We have long argued that it is not in Greece's interest to default at this stage because Greece needs to get its primary deficit under control before restricting its debt. As further reforms are implemented, the risk/reward ratio for Greece will change to potentially favor a default to reduce its debt burden. Delaying any default benefits Greece because any default now would impose an immediate adjustment of the primary deficit as it may be impossible to get new loans at palatable terms.

However, if ECB deserts Greece, the risk/reward assessment for Greece is changing. If the ECB gets too tough on Greece, dynamics in Greece may drive political dynamics to favor a default or even a re-introduction of the drachma.

Mind you that this would not be in Greece's interest: a default now won't fix Greece's underlying structural issues.

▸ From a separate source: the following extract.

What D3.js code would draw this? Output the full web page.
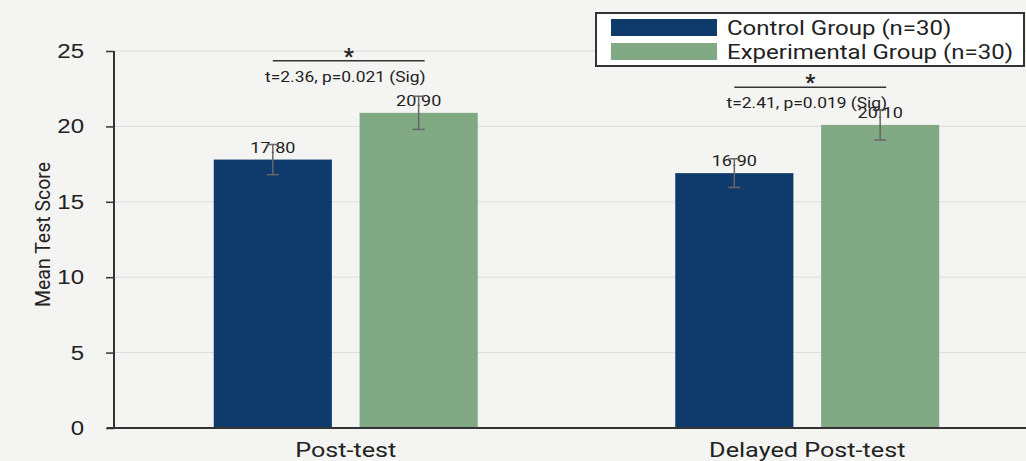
<!DOCTYPE html>
<html>
<head>
<meta charset="utf-8">
<script src="https://cdn.jsdelivr.net/npm/d3@7"></script>
<style>
    body { margin: 0; background: #f4f4f2; }
    svg { display: block; font-family: Roboto, "Liberation Sans", Arial, sans-serif; }
</style>
</head>
<body>
<div id="chart"></div>
<script>
// Data
const categories = ['Post-test', 'Delayed Post-test'];
const seriesNames = ['Control Group (n=30)', 'Experimental Group (n=30)'];
const controlMeans = [17.80, 16.90];
const experimentalMeans = [20.90, 20.10];
const controlErrors = [1.0, 0.95];
const experimentalErrors = [1.1, 1.0];
const statLabels = ['t=2.36, p=0.021 (Sig)', 't=2.41, p=0.019 (Sig)'];
const statLevels = [24.35, 22.6];
const yTicks = [0, 5, 10, 15, 20, 25];

const colors = ['#0e3a6c', '#80a984'];

// the source picture is stretched sideways, so texts get a wider box
const stretch = 1.2;

const width = 1026, height = 461;

const svg = d3.select('#chart')
    .append('svg')
    .attr('width', width)
    .attr('height', height);

svg.append('rect')
    .attr('width', width)
    .attr('height', height)
    .attr('fill', '#f4f4f2');

// Scales
const yScale = d3.scaleLinear()
    .domain([0, 25])
    .range([428, 51]);

const x0 = d3.scaleBand()
    .domain(categories)
    .range([115, 1038])
    .padding(0);

const x1 = d3.scaleBand()
    .domain(seriesNames)
    .range([x0.bandwidth() / 2 - 132, x0.bandwidth() / 2 + 132])
    .paddingInner(0.19);

// widen a text to its measured width times the stretch factor
function widen(sel) {
    sel.each(function() {
        const w = this.getComputedTextLength();
        d3.select(this)
            .attr('textLength', w * stretch)
            .attr('lengthAdjust', 'spacingAndGlyphs');
    });
}

// Grid lines
svg.append('g')
    .selectAll('line')
    .data(yTicks)
    .join('line')
    .attr('x1', 114)
    .attr('x2', width)
    .attr('y1', d => yScale(d))
    .attr('y2', d => yScale(d))
    .attr('stroke', '#dcdcdc')
    .attr('stroke-width', 1);

// Flatten data
const rows = [];
categories.forEach((c, i) => {
    rows.push({ cat: c, series: seriesNames[0], value: controlMeans[i], err: controlErrors[i], color: colors[0] });
    rows.push({ cat: c, series: seriesNames[1], value: experimentalMeans[i], err: experimentalErrors[i], color: colors[1] });
});

const barX = d => x0(d.cat) + x1(d.series);
const barMid = d => barX(d) + x1.bandwidth() / 2;

// Bars
svg.append('g')
    .selectAll('rect')
    .data(rows)
    .join('rect')
    .attr('x', barX)
    .attr('y', d => yScale(d.value))
    .attr('width', x1.bandwidth())
    .attr('height', d => yScale(0) - yScale(d.value))
    .attr('fill', d => d.color);

// Value labels
svg.append('g')
    .selectAll('text')
    .data(rows)
    .join('text')
    .attr('x', barMid)
    .attr('y', d => yScale(d.value) - 7)
    .attr('text-anchor', 'middle')
    .attr('font-size', 15)
    .attr('fill', '#222')
    .text(d => d.value.toFixed(2))
    .call(widen);

// Error bars
const errG = svg.append('g')
    .attr('stroke', '#666')
    .attr('stroke-width', 1.5);

errG.selectAll('.err-v')
    .data(rows)
    .join('line')
    .attr('class', 'err-v')
    .attr('x1', barMid)
    .attr('x2', barMid)
    .attr('y1', d => yScale(d.value + d.err))
    .attr('y2', d => yScale(d.value - d.err));

[1, -1].forEach(sign => {
    errG.selectAll('.cap' + sign)
        .data(rows)
        .join('line')
        .attr('x1', d => barMid(d) - 6)
        .attr('x2', d => barMid(d) + 6)
        .attr('y1', d => yScale(d.value + sign * d.err))
        .attr('y2', d => yScale(d.value + sign * d.err));
});

// Axes
const yAxis = svg.append('g')
    .attr('transform', 'translate(114,0)')
    .call(d3.axisLeft(yScale).tickValues(yTicks).tickSize(8).tickPadding(22));

yAxis.select('.domain').attr('stroke', '#333').attr('stroke-width', 2)
    .attr('d', `M0,${yScale(25)}V${yScale(0)}`);
yAxis.selectAll('.tick line').attr('stroke', '#333').attr('stroke-width', 1.5);
yAxis.selectAll('.tick text')
    .attr('font-size', 20)
    .attr('font-family', '"Liberation Sans", Arial, sans-serif')
    .attr('fill', '#222')
    .call(widen);

svg.append('line')
    .attr('x1', 107)
    .attr('x2', width)
    .attr('y1', yScale(0))
    .attr('y2', yScale(0))
    .attr('stroke', '#333')
    .attr('stroke-width', 2);

const xAxis = svg.append('g')
    .attr('transform', `translate(0,${yScale(0)})`)
    .call(d3.axisBottom(x0).tickSize(0).tickPadding(14));

xAxis.select('.domain').remove();
xAxis.selectAll('.tick text')
    .attr('font-size', 21)
    .attr('font-family', 'Roboto, sans-serif')
    .attr('fill', '#222')
    .call(widen);

// Y axis label
svg.append('text')
    .attr('transform', `translate(50,${(162 + 307) / 2}) rotate(-90)`)
    .attr('text-anchor', 'middle')
    .attr('font-size', 20)
    .attr('fill', '#222')
    .attr('textLength', 145)
    .attr('lengthAdjust', 'spacingAndGlyphs')
    .text('Mean Test Score');

// Significance brackets
const sig = svg.append('g');
categories.forEach((c, i) => {
    const left = x0(c) + x1(seriesNames[0]) + x1.bandwidth() / 2;
    const right = x0(c) + x1(seriesNames[1]) + x1.bandwidth() / 2 + 6;
    const y = yScale(statLevels[i]);
    sig.append('line')
        .attr('x1', left)
        .attr('x2', right)
        .attr('y1', y)
        .attr('y2', y)
        .attr('stroke', '#333')
        .attr('stroke-width', 1.5);
    sig.append('text')
        .attr('x', (left + right) / 2)
        .attr('y', y + 3)
        .attr('text-anchor', 'middle')
        .attr('font-size', 22)
        .attr('font-weight', 'bold')
        .attr('fill', '#222')
        .text('*');
    sig.append('text')
        .attr('x', right + 1)
        .attr('y', y + 21)
        .attr('text-anchor', 'end')
        .attr('font-size', 14.5)
        .attr('fill', '#222')
        .text(statLabels[i])
        .call(widen);
});

// Legend
const legend = svg.append('g');
legend.append('rect')
    .attr('x', 596)
    .attr('y', 13)
    .attr('width', 428)
    .attr('height', 53)
    .attr('fill', '#fff')
    .attr('stroke', '#333')
    .attr('stroke-width', 2);

legend.selectAll('.sw')
    .data(seriesNames)
    .join('rect')
    .attr('class', 'sw')
    .attr('x', 611)
    .attr('y', (d, i) => 19 + i * 24)
    .attr('width', 106)
    .attr('height', 17)
    .attr('fill', (d, i) => colors[i]);

legend.selectAll('.lt')
    .data(seriesNames)
    .join('text')
    .attr('class', 'lt')
    .attr('x', 727)
    .attr('y', (d, i) => 35 + i * 24)
    .attr('font-size', 20)
    .attr('fill', '#222')
    .text(d => d)
    .call(widen);
</script>
</body>
</html>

Leaving the eurozone might cause an implosion of Greece's financial system. But from Greece's point of view, if they feel deserted by the ECB, political dynamics may favor the worst of the bad choices at hand.

And that’s why a second round of bailout seems to be at work as of this writing. So both the US and the Euro will be inflating again and that the question would be which currency inflates more.

Popular analyst John Mauldin predicts “The euro appears to me to be a massive short.” I hope he puts his money on his forecast, and wish him a lot of good luck.

I’d be taking the opposite fence though, until I see signs of the Eurozone inflating more than the US or an imminent political instigated collapse of Euro.

However, instead of buying the Euro, the best position in my view, would be to buy gold.

Gold would not share the same risk of the Euro although both of them have paralleled each other’s moves.

Gold’s nemesis would be a fiscally disciplined limited government, sound money and free markets, forces which we won’t be seeing anytime soon yet.